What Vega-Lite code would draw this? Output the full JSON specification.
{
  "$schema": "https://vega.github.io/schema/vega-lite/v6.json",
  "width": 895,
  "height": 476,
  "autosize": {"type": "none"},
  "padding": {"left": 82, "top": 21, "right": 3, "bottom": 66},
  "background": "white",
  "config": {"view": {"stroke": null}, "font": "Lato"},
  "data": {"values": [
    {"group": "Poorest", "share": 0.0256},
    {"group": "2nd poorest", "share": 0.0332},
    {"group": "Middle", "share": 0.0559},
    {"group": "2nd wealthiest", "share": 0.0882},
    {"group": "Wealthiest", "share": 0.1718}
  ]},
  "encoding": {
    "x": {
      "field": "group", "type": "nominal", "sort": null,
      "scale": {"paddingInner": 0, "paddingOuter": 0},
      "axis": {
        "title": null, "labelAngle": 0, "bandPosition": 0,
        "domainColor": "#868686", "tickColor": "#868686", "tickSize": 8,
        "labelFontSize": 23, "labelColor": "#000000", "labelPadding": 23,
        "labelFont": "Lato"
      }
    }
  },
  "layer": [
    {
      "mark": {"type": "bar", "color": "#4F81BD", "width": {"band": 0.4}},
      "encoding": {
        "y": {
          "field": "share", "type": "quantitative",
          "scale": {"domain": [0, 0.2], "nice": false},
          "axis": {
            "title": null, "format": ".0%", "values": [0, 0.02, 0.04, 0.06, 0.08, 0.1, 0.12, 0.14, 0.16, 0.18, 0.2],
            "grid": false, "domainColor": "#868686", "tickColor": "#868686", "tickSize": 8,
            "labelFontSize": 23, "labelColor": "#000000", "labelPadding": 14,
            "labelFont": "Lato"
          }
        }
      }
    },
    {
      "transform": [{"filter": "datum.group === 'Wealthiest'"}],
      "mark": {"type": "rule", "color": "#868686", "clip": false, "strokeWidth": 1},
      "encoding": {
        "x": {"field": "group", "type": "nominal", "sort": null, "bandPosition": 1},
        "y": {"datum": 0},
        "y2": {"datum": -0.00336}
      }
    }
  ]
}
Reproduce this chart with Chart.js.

--------

> **Task description**
Show the lines from the data above that contain the string "this".

> **The output**
What Vega-Lite code would draw this? Output the full JSON specification.
Reproduce this chart with Chart.js.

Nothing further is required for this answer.